3. Better Business Bureau Membership – Contact the Better Business Bureau in your city or region and ask for information about the credit counselor or debt management firm you are considering. You may also want to talk to someone in the State’s Attorney or Attorney General’s office to see if the company has been the subject of any regulatory action. Finally, if the firm in question has a website, check to ensure it[s a member of the www.bbbonline.org online arm of the BBB and has been awarded its coveted “Reliability Program Online Seal.”

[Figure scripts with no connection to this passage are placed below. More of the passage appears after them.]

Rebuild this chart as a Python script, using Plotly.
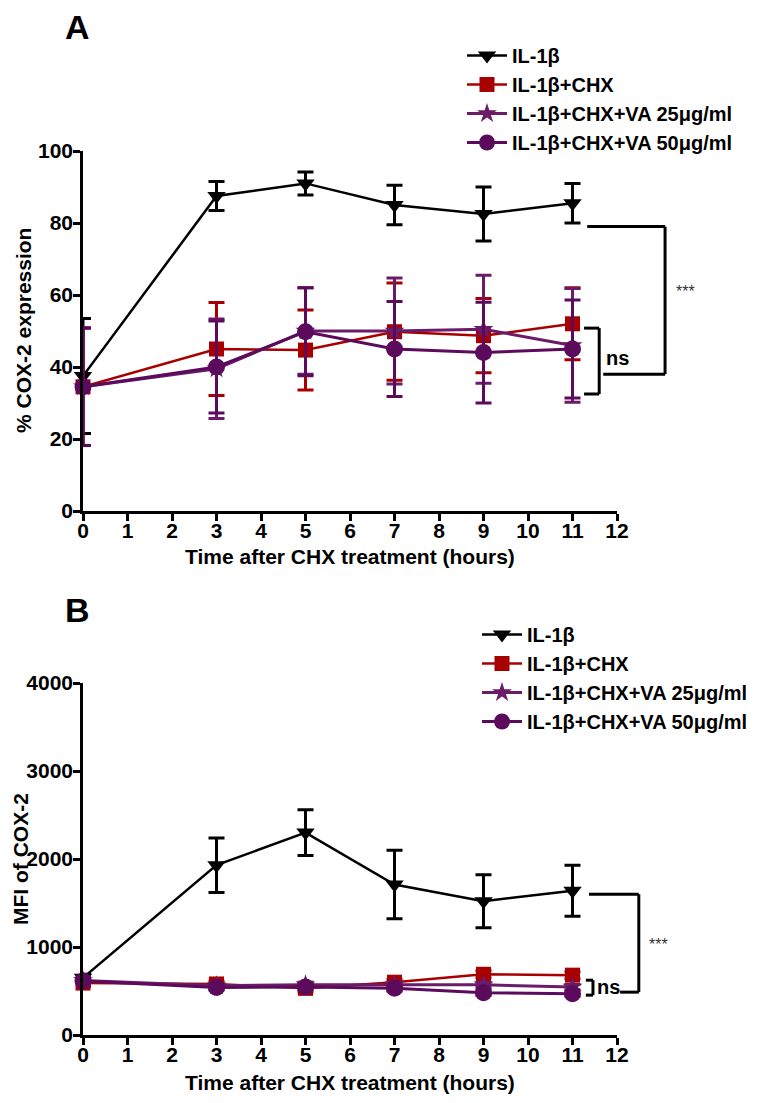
import plotly.graph_objects as go

# page body has an 8px margin, so the figure is 8px smaller than the window
W, H = 750, 1095
OFF = 8

hours = [0, 3, 5, 7, 9, 11]
x_ticks = list(range(0, 13))
a_yticks = [0, 20, 40, 60, 80, 100]
b_yticks = [0, 1000, 2000, 3000, 4000]

names = ['IL-1β', 'IL-1β+CHX', 'IL-1β+CHX+VA 25μg/ml', 'IL-1β+CHX+VA 50μg/ml']

# panel A: % COX-2 expression
a_il1b = [37.5, 87.5, 91.0, 85.0, 82.5, 85.5]
a_il1b_err = [16.0, 4.0, 3.2, 5.5, 7.5, 5.5]
a_chx = [34.5, 45.0, 44.7, 49.8, 48.7, 52.0]
a_chx_err = [16.3, 12.9, 11.1, 13.5, 10.3, 10.0]
a_va25 = [34.5, 39.5, 50.0, 50.0, 50.5, 46.0]
a_va25_err = [16.3, 13.8, 12.0, 14.7, 15.0, 15.8]
a_va50 = [34.5, 40.0, 49.8, 45.0, 44.0, 45.0]
a_va50_err = [16.3, 12.8, 12.2, 13.2, 14.0, 13.6]

# panel B: MFI of COX-2
b_il1b = [650, 1930, 2300, 1710, 1520, 1640]
b_il1b_err = [40, 310, 260, 390, 300, 290]
b_chx = [590, 580, 530, 600, 690, 680]
b_chx_err = [40, 30, 40, 30, 40, 40]
b_va25 = [620, 560, 570, 570, 570, 545]
b_va25_err = [40, 30, 30, 30, 30, 30]
b_va50 = [614, 540, 545, 530, 480, 470]
b_va50_err = [40, 30, 30, 30, 30, 30]

colors = ['#000000', '#A80000', '#6A1B6A', '#5C0B5C']
symbols = ['triangle-down', 'square', 'star', 'circle']
sizes = [16, 15, 15, 17]
widths = [2.5, 2.5, 3, 3]

FONT = 'Liberation Sans'


def px(x):
    return (x - OFF) / W


def py(y):
    return 1 - (y - OFF) / H


fig = go.Figure()

panels = [
    ('x', 'y', 'legend', [a_il1b, a_chx, a_va25, a_va50],
     [a_il1b_err, a_chx_err, a_va25_err, a_va50_err]),
    ('x2', 'y2', 'legend2', [b_il1b, b_chx, b_va25, b_va50],
     [b_il1b_err, b_chx_err, b_va25_err, b_va50_err]),
]

for xa, ya, leg, series, errs in panels:
    for i in range(4):
        fig.add_trace(go.Scatter(
            x=hours, y=series[i], name=names[i], xaxis=xa, yaxis=ya, legend=leg,
            mode='lines+markers', cliponaxis=False,
            line=dict(color=colors[i], width=widths[i]),
            marker=dict(symbol=symbols[i], size=sizes[i], color=colors[i]),
            error_y=dict(type='data', array=errs[i], color=colors[i], thickness=3, width=8),
        ))

tick_font = dict(family=FONT, size=21, color='black', weight='bold')
axis_common = dict(showline=True, linecolor='black', linewidth=2.5, ticks='outside',
                   ticklen=7, tickwidth=2.5, tickcolor='black', showgrid=False,
                   zeroline=False, tickfont=tick_font)

x_dom = [px(83), px(617)]
legend_font = dict(family=FONT, size=20, color='black', weight='bold')
fig.update_layout(
    width=W, height=H,
    margin=dict(l=0, r=0, t=0, b=0, autoexpand=False),
    plot_bgcolor='white', paper_bgcolor='white',
    xaxis=dict(domain=x_dom, anchor='y', range=[0, 12], tickvals=x_ticks,
               ticklabelstandoff=-8, **axis_common),
    yaxis=dict(domain=[py(511), py(151)], anchor='x', range=[0, 100], tickvals=a_yticks,
               ticklabelstandoff=-4, **axis_common),
    xaxis2=dict(domain=x_dom, anchor='y2', range=[0, 12], tickvals=x_ticks,
                ticklabelstandoff=-8, **axis_common),
    yaxis2=dict(domain=[py(1035), py(683)], anchor='x2', range=[0, 4000], tickvals=b_yticks,
                ticklabelstandoff=-4, **axis_common),
    legend=dict(x=px(462), y=py(36), xanchor='left', yanchor='top', itemwidth=40,
                bgcolor='rgba(0,0,0,0)', font=legend_font),
    legend2=dict(x=px(477), y=py(615), xanchor='left', yanchor='top', itemwidth=40,
                 bgcolor='rgba(0,0,0,0)', font=legend_font),
)

# significance brackets, in data units (x hours, y value)
brackets = [
    # xa, ya, ymax, sig bracket (x_top, y_top, x_vert, x_bot, y_bot),
    # ns bracket (x_arm, x_vert, y_hi, y_lo), ns label, star label
    ('x', 'y', 100, (11.33, 79, 13.08, 11.69, 38), (11.26, 11.6, 50.8, 32.5), (12.0, 42.5), (13.55, 61)),
    ('x2', 'y2', 4000, (11.37, 1600, 12.49, 12.07, 487), (11.30, 11.46, 623, 453), (11.80, 540), (12.93, 1030)),
]

for xa, ya, ymax, sig, ns, ns_lab, st_lab in brackets:
    def seg(x0, y0, x1, y1):
        fig.add_shape(type='line', xref=xa + ' domain', yref=ya + ' domain',
                      x0=x0 / 12, x1=x1 / 12, y0=y0 / ymax, y1=y1 / ymax,
                      line=dict(color='black', width=3))
    xt, yt, xv, xb, yb = sig
    seg(xt, yt, xv, yt)
    seg(xv, yt, xv, yb)
    seg(xb, yb, xv, yb)
    xarm, xvn, yhi, ylo = ns
    seg(xarm, yhi, xvn, yhi)
    seg(xvn, yhi, xvn, ylo)
    seg(xarm, ylo, xvn, ylo)
    fig.add_annotation(xref=xa + ' domain', yref=ya + ' domain', x=ns_lab[0] / 12, y=ns_lab[1] / ymax,
                       text='ns', showarrow=False, xanchor='center', yanchor='middle',
                       font=dict(family=FONT, size=20, color='black', weight='bold'))
    fig.add_annotation(xref=xa + ' domain', yref=ya + ' domain', x=st_lab[0] / 12, y=st_lab[1] / ymax,
                       text='***', showarrow=False, xanchor='center', yanchor='middle',
                       font=dict(family=FONT, size=16, color='#333333'))

# axis titles and panel letters
title_font = dict(family=FONT, size=21, color='black', weight='bold')
letter_font = dict(family=FONT, size=34, color='black', weight='bold')
texts = [
    ('% COX-2 expression', 24, 331, -90, title_font),
    ('Time after CHX treatment (hours)', 350, 556, 0, title_font),
    ('MFI of COX-2', 20, 859, -90, title_font),
    ('Time after CHX treatment (hours)', 350, 1082, 0, title_font),
    ('A', 77, 27, 0, letter_font),
    ('B', 77, 610, 0, letter_font),
]
for t, x, y, ang, f in texts:
    fig.add_annotation(xref='paper', yref='paper', x=px(x), y=py(y), text=t, textangle=ang,
                       showarrow=False, xanchor='center', yanchor='middle', font=f)

fig.write_html('out.html')
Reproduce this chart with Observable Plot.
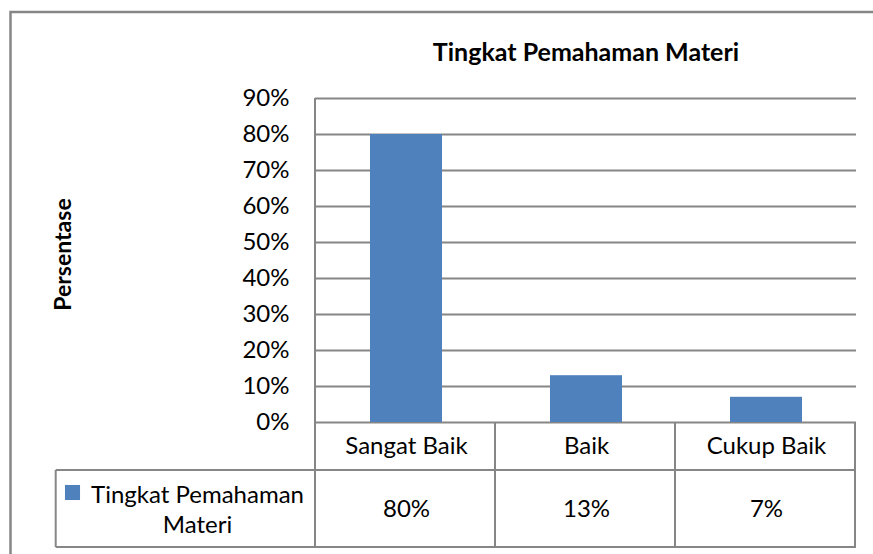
<!DOCTYPE html>
<html>
<head>
<meta charset="utf-8">
<script src="https://cdn.jsdelivr.net/npm/d3@7"></script>
<script src="https://cdn.jsdelivr.net/npm/@observablehq/plot@0.6"></script>
<style>
  html, body { margin: 0; padding: 0; background: white; }
</style>
</head>
<body>
<div id="chart"></div>
<script>
const categories = ["Sangat Baik", "Baik", "Cukup Baik"];
const values = [0.80, 0.13, 0.07];
const valueLabels = ["80%", "13%", "7%"];
const yTicks = [0, 0.1, 0.2, 0.3, 0.4, 0.5, 0.6, 0.7, 0.8, 0.9];
const title = "Tingkat Pemahaman Materi";
const yLabel = "Persentase";
const seriesName = "Tingkat Pemahaman\nMateri";

const data = categories.map((c, i) => ({category: c, value: values[i], label: valueLabels[i]}));
const barColor = "#4F81BD";
const lineColor = "#868686";

const chart = Plot.plot({
  width: 873,
  height: 554,
  marginLeft: 315,
  marginRight: 17,
  marginTop: 98,
  marginBottom: 132,
  style: {fontFamily: "Lato, 'Open Sans', sans-serif", fontSize: "24px", background: "white", color: "black", overflow: "hidden"},
  x: {domain: categories, paddingInner: 0.6, paddingOuter: 0.3, axis: null, label: null},
  y: {domain: [0, 0.9], axis: null, label: null},
  marks: [
    Plot.ruleY(yTicks, {stroke: lineColor, strokeWidth: 2, strokeOpacity: 1}),
    Plot.barY(data, {x: "category", y: "value", fill: barColor}),
    Plot.axisY({ticks: yTicks, tickSize: 0, tickPadding: 26, label: null, tickFormat: d => Math.round(d * 100) + "%", fontSize: 24}),
    Plot.text(data, {x: "category", y: () => 0, text: "category", dy: 24, fontSize: 24}),
    Plot.text(data, {x: "category", y: () => 0, text: "label", dy: 87, fontSize: 24}),
    Plot.text([title], {frameAnchor: "top", dy: -46, lineAnchor: "middle", fontWeight: "bold", fontSize: 25}),
    Plot.text([yLabel], {frameAnchor: "left", dx: -252, dy: -6, rotate: -90, textAnchor: "middle", fontWeight: "bold", fontSize: 23}),
    Plot.text([seriesName], {frameAnchor: "bottom-left", dx: -118, dy: 86, textAnchor: "middle", lineAnchor: "middle", lineHeight: 1.25, fontSize: 24}),
    Plot.dot([seriesName], {frameAnchor: "bottom-left", dx: -243, dy: 70, symbol: "square", r: 8.5, fill: barColor, stroke: "none"})
  ]
});

// Table / axis borders built from the Plot scales
const svg = d3.select(chart);
const xs = chart.scale("x");
const ys = chart.scale("y");
const x0 = xs.range[0], x1 = xs.range[1], step = xs.step;
const yTop = ys.apply(0.9), yBase = ys.apply(0);
const rowH = 48, row2 = 77;
const legendLeft = 55.7;
const g = svg.append("g").attr("stroke", lineColor).attr("stroke-width", 2).attr("fill", "none");
// vertical axis line
g.append("line").attr("x1", x0).attr("x2", x0).attr("y1", yTop).attr("y2", yBase + rowH + row2);
// category boundaries
for (let i = 1; i <= categories.length; i++) {
  const xx = x0 + i * step;
  g.append("line").attr("x1", xx).attr("x2", xx).attr("y1", yBase).attr("y2", yBase + rowH + row2);
}
// horizontal table lines
g.append("line").attr("x1", legendLeft).attr("x2", x1).attr("y1", yBase + rowH).attr("y2", yBase + rowH);
g.append("line").attr("x1", legendLeft).attr("x2", x1).attr("y1", yBase + rowH + row2).attr("y2", yBase + rowH + row2);
g.append("line").attr("x1", legendLeft).attr("x2", legendLeft).attr("y1", yBase + rowH).attr("y2", yBase + rowH + row2);
// outer chart border (cut off at right / bottom)
svg.append("rect").attr("x", 10.5).attr("y", 12).attr("width", 1000).attr("height", 1000)
  .attr("fill", "none").attr("stroke", lineColor).attr("stroke-width", 2.5);

document.getElementById("chart").appendChild(chart);
</script>
</body>
</html>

4. For Profit vs. Non-Profit Experience – Many consumers have a misunderstanding about Not-For-Profit debt management companies vs. For-Profit companies. They both offer concessions for the consumer whereas some states require non-profit status before the company can do business in the state. Credit card companies fund most Not-For-Profit credit counseling companies with Grants and Fairshare deductions as a way for them to recover money from consumers who are currently not making their payments. The biggest difference is that a Not-For-Profit does not pay taxes whereas a For Profit does. Study the company carefully to see if it uses “non-profit” status simply as a marketing tool.
5. Excessive Costs – In recent years, credit card companies and other lenders have reduced some of the funding for credit counseling. This has led counseling firms to increase their fees. Some of these increases are reasonable, but consumers should be careful not to get involved with a company that charges a large upfront payment just to establish an account. A baseline of $ 50 per month is a good guideline for an initial new debt management plan. In contrast, a credit counselor or debt manager should probably not charge a fee of more than $ 100 to establish your account and negotiate with your creditors. Some companies will waive their initial enrollment fees entirely if you can’t afford them.
6. Real Education – Try to find a credit counselor or debt management professional who is sincere about giving you information that will help you deal with financial problems. You should not have to pay extra for CDs or videos that require you to learn on your own. If the person you are talking with does not or cannot provide satisfactory answers to your questions, find another company.
7. A Written Plan – A reputable credit counseling firm or debt management company will take time to review your situation, help you with budgeting and money management, and put your individual plan in writing. This personalized plan should include details on how creditors will be paid, as well as realistic goals for returning you to full financial health. Some firms even offer a free debt comparison quote which is an excellent way to see how much money you can save, what your new interest rate may be and how long it will take you to get debt free on your debt consolidation program right out of the gate. Unrealistic promises should not be part of the plan. For example, a debt management or credit-counseling firm does not have the authority to change your credit report nor should it ever imply it has done so in the past.
Coming face-to-face with financial trouble may seem to be more than you can handle, at first blush. Fortunately, there are many reputable credit counselors and debt management companies out there who can help get you started again in the right direction. Following these 7 simple guidelines when choosing a firm will go a long way in ensuring your final choice is also the best choice for your current financial circumstances.